Ciudadanos (centre-droit) est le seul parti à tirer une épingle du jeu parmi les forces politiques unionistes. Il se situe comme la première force politique catalane avec plus d'un million d'électeurs. Son leader Albert Rivera, appuyé par l'énergie de la candidate catalane Ines Arrimadas, a joué la carte du jeune parti non-touché par la corruption. Il a le mérite d'être clair dans ses jugements sur les possibles défauts d'une décentralisation excessive. Ciudadanos n'aura pas un pouvoir politique transcendant sur le gouvernement de la Catalogne, mais est peu à peu en train de prendre le dessus sur le Parti Populaire dans le paysage politique de la droite espagnole.
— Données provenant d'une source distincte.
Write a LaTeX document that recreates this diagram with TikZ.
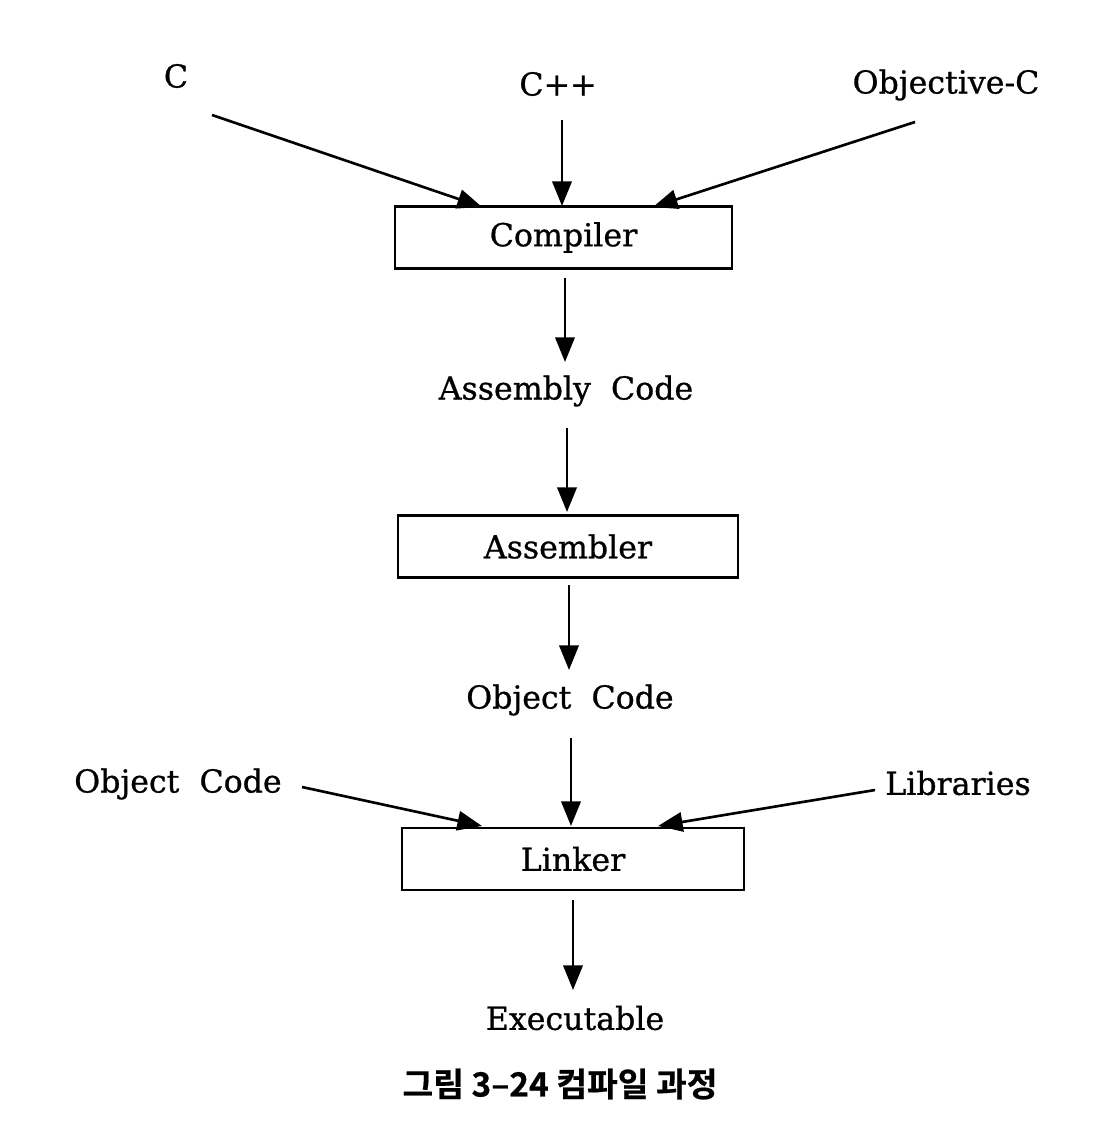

Car ce Parti Populaire, anesthésié et inactif, n'est d'aucune aide dans le débat politique et semble avoir perdu le train de la résolution du conflit catalan en Espagne.

Ainsi, alors que le Parti Populaire perd tous ses paris et que Podemos (extrême-gauche) s'englue dans un radicalisme et un sectarisme destructeur, seuls le Parti Socialiste espagnol et Ciudadanos tiennent un discours réaliste qui pourrait permettre la résolution de ce conflit qui s'éternise depuis trop longtemps. Un juste milieu entre une plus grande décentralisation de certaines fonctions et une recentralisation de compétences qui ont trop servi à des fins politiques est essentiel. Espérons que les deux seules forces sensées en Espagne s'engageront dans ce débat.